All Is Lost reminded me, on a surface level anyway, of the Jon Krakauer book (and movie) Into the Wild. In that story, we see Chris McCandless, a recent Emory University graduate, embark on a solitary (and deadly) quest to find himself in the Alaska back-country. But that story, finally, is about self-discovery. It is a more extreme version of Henry David Thoreau on Walden Pond, a search to find human authenticity in the midst of society's vain pomps and hollow glory.

All Is Lost, on the other hand, means to ask a very different question: Is the human condition futile? There is no redemption here. No grace. No pardon received, though Redford's note in the movie's opening scene tepidly beseeches forgiveness.

As a Christian, I might venture a response to the unremitting bleakness of this canvas. "God is love," the first Epistle of John proclaims (1 John 4: 16). The human condition is not one of loneliness but of warm relationship. We are connected to countless others -- those who lived generations and centuries before us, those who are friends and neighbors and family today, and those generations who are as yet unborn to whom we have the responsibility of good and faithful stewards.

This is what the Redford character is missing and the essential flaw in the existentialist message.
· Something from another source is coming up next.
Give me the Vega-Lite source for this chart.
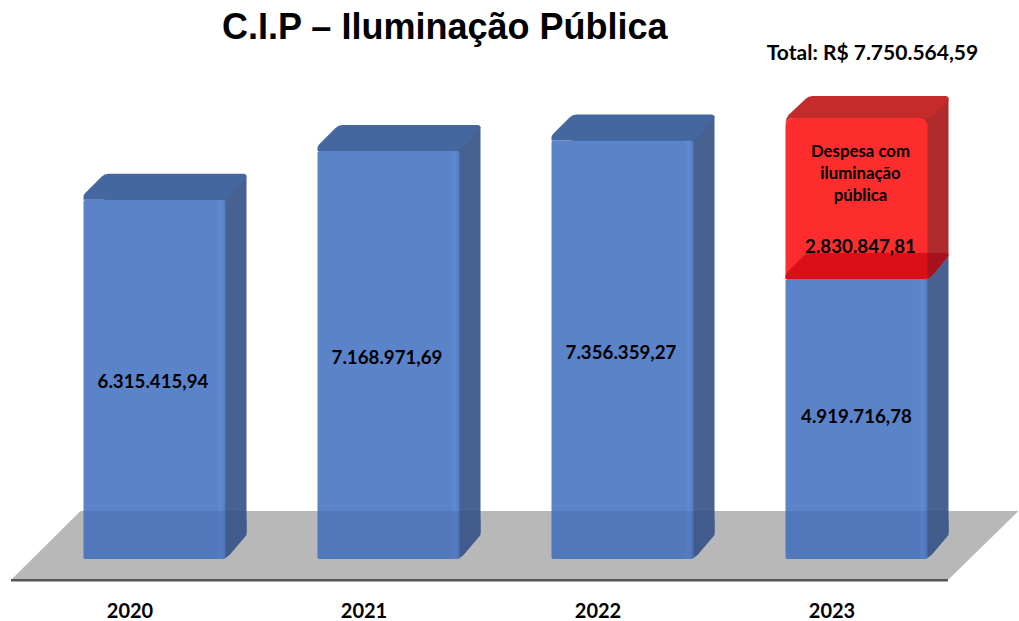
{
"$schema":"https://vega.github.io/schema/vega-lite/v6.json",
"width":1019,"height":509,
"autosize":{"type":"none"},
"padding":{"top":50,"bottom":62,"left":0,"right":0},
"background":"white",
"title":{"text":"C.I.P – Iluminação Pública","anchor":"start","frame":"group","dx":222,"dy":14,"offset":10,"font":"Liberation Sans","fontWeight":"bold","fontSize":36,"color":"#000000"},
"config":{"view":{"stroke":null}},
"data":{"values":[
{"ano":"2020","tipo":"receita","valor":6315415.94,"rotulo":"6.315.415,94"},
{"ano":"2021","tipo":"receita","valor":7168971.69,"rotulo":"7.168.971,69"},
{"ano":"2022","tipo":"receita","valor":7356359.27,"rotulo":"7.356.359,27"},
{"ano":"2023","tipo":"receita","valor":4919716.78,"rotulo":"4.919.716,78"},
{"ano":"2023","tipo":"despesa","valor":2830847.81,"rotulo":"2.830.847,81","nota":"Despesa com\niluminação\npública","total":"Total: R$ 7.750.564,59"}
]},
"transform":[
{"stack":"valor","groupby":["ano"],"sort":[{"field":"tipo","order":"descending"}],"as":["base","topo"]},
{"calculate":"(datum.base+datum.topo)/2","as":"meio"}
],
"encoding":{
"x":{"field":"ano","type":"nominal","sort":null,"title":null,"scale":{"type":"point","range":[154.5,856.5],"padding":0},
"axis":{"domain":false,"ticks":false,"labelAngle":0,"labelFont":"Lato","labelFontWeight":"bold","labelFontSize":20,"labelColor":"#000000","labelPadding":42,"labelOffset":-25,"grid":false}},
"y":{"field":"topo","type":"quantitative","title":null,"axis":null,"scale":{"domain":[0,8945500],"nice":false,"zero":false}}
},
"layer":[
{"transform":[{"filter":"datum.ano==='2020' && datum.tipo==='receita'"}],
 "mark":{"type":"point","filled":true,"opacity":1,"size":4,"strokeWidth":0,"color":"#b8b8b8","shape":"M-143.5,21 L793.5,21 L864,-48 L-74,-48 Z"},
 "encoding":{"y":{"field":"base","type":"quantitative"}}},
{"transform":[{"filter":"datum.ano==='2020' && datum.tipo==='receita'"}],
 "mark":{"type":"point","filled":true,"opacity":1,"size":4,"strokeWidth":0,"color":"#555555","shape":"M-143.5,20 L793.5,20 L793.5,22.5 L-143.5,22.5 Z"},
 "encoding":{"y":{"field":"base","type":"quantitative"}}},
{"transform":[{"filter":"datum.tipo==='receita'"}],
 "mark":{"type":"bar","width":142,"xOffset":21,"yOffset":-24,"y2Offset":-26,"color":"#476191"},
 "encoding":{"y2":{"field":"base"}}},
{"transform":[{"filter":"datum.tipo==='despesa'"}],
 "mark":{"type":"bar","width":142,"xOffset":21,"yOffset":-20,"y2Offset":-26,"color":"#b02b2b"},
 "encoding":{"y2":{"field":"base"}}},
{"transform":[{"filter":"datum.tipo==='receita'"}],
 "mark":{"type":"point","filled":true,"opacity":1,"size":4,"strokeWidth":0,"color":"#476191","shape":"M60,0 L68,0 Q72,-1 75,-4 L92,-24 L92,-40 L60,-40 Z"},
 "encoding":{"y":{"field":"base","type":"quantitative"}}},
{"transform":[{"filter":"datum.tipo==='receita'"}],
 "mark":{"type":"bar","width":142,"cornerRadius":2,"color":{"gradient":"linear","x1":0,"x2":1,"y1":0,"y2":0,"stops":[{"offset":0,"color":"#5b83c9"},{"offset":0.93,"color":"#5b83c9"},{"offset":0.97,"color":"#6089d1"},{"offset":1,"color":"#527ac0"}]}},
 "encoding":{"y2":{"field":"base"}}},
{"transform":[{"filter":"datum.tipo==='despesa'"}],
 "mark":{"type":"bar","width":142,"cornerRadiusTopLeft":8,"cornerRadiusTopRight":8,"color":"#fe2d2d"},
 "encoding":{"y2":{"field":"base"}}},
{"transform":[{"filter":"datum.tipo==='receita'"}],
 "mark":{"type":"point","filled":true,"opacity":1,"size":4,"strokeWidth":0,"shape":"M-71,0 L-71,-3 Q-71,-5 -69,-7 L-53,-23 Q-50,-26 -46,-26 L89,-26 Q92,-26 92,-23 L77,-5 Q72,0 66,0 Z"},
 "encoding":{"color":{"condition":{"test":"datum.ano==='2023'","value":"#dc0f18"},"value":"#44679f"}}},
{"transform":[{"filter":"datum.tipo==='despesa'"}],
 "mark":{"type":"point","filled":true,"opacity":1,"size":4,"strokeWidth":0,"color":"#c42c2c","shape":"M-71,8 L-71,5 Q-71,1 -68,-3 L-51,-19 Q-48,-22 -44,-22 L89,-22 Q92,-22 92,-19 L92,-17 L76,-2 Q71,1 64,0 L-62,0 Q-71,0 -71,8 Z"}},
{"transform":[{"filter":"datum.ano==='2023' && datum.tipo==='receita'"}],
 "mark":{"type":"point","filled":true,"opacity":1,"size":4,"strokeWidth":0,"color":"#a8121c","shape":"M71,0 L71,-26 L92,-26 L92,-24 L77,-5 Q74,-2 71,0 Z"}},
{"transform":[{"filter":"datum.tipo==='receita'"}],
 "mark":{"type":"point","filled":true,"opacity":0.14,"size":4,"strokeWidth":0,"color":"#1f3a70","shape":"M-71,0 L-71,-48 L92,-48 L92,-24 L75,-4 Q72,-1 68,0 Z"},
 "encoding":{"y":{"field":"base","type":"quantitative"}}},
{"mark":{"type":"text","font":"Lato","fontWeight":"bold","fontSize":18.7,"color":"#000000","dy":3,"dx":-1.5},
 "transform":[{"filter":"datum.tipo==='receita' && datum.ano!=='2023'"}],
 "encoding":{"y":{"field":"meio","type":"quantitative"},"text":{"field":"rotulo"}}},
{"mark":{"type":"text","font":"Lato","fontWeight":"bold","fontSize":18.7,"color":"#000000","dy":-2,"dx":0},
 "transform":[{"filter":"datum.tipo==='receita' && datum.ano==='2023'"}],
 "encoding":{"y":{"field":"meio","type":"quantitative"},"text":{"field":"rotulo"}}},
{"mark":{"type":"text","font":"Lato","fontWeight":"bold","fontSize":18.7,"color":"#000000","dx":4,"dy":129},
 "transform":[{"filter":"datum.tipo==='despesa'"}],
 "encoding":{"text":{"field":"rotulo"}}},
{"mark":{"type":"text","font":"Lato","fontWeight":"bold","fontSize":16.8,"color":"#000000","dx":4,"dy":34,"lineBreak":"\n","lineHeight":22},
 "transform":[{"filter":"datum.tipo==='despesa'"}],
 "encoding":{"text":{"field":"nota"}}},
{"mark":{"type":"text","font":"Lato","fontWeight":"bold","fontSize":21,"color":"#000000","dx":16,"dy":-64},
 "transform":[{"filter":"datum.tipo==='despesa'"}],
 "encoding":{"text":{"field":"total"}}}
]
}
The human community, in Redford's world, has been stripped away and the person stands in solitary oneness against the cosmos. Redford's character is the Nietzschean Superman, the Ayn Randian striver, but there is no triumph in his life, no final victory, for he dies defeated and alone, cursing his fate.

Our salvation comes from the many sacrifices, large and small, we make for one another, the goodness and kindness we show and share with each other. We may be adrift in a large and hostile ocean, surrounded by the impenetrable vastness of infinity, and yet if we have each other we are not lost or without hope. All Is Lost -- all, indeed, is lost if we have not love for one another.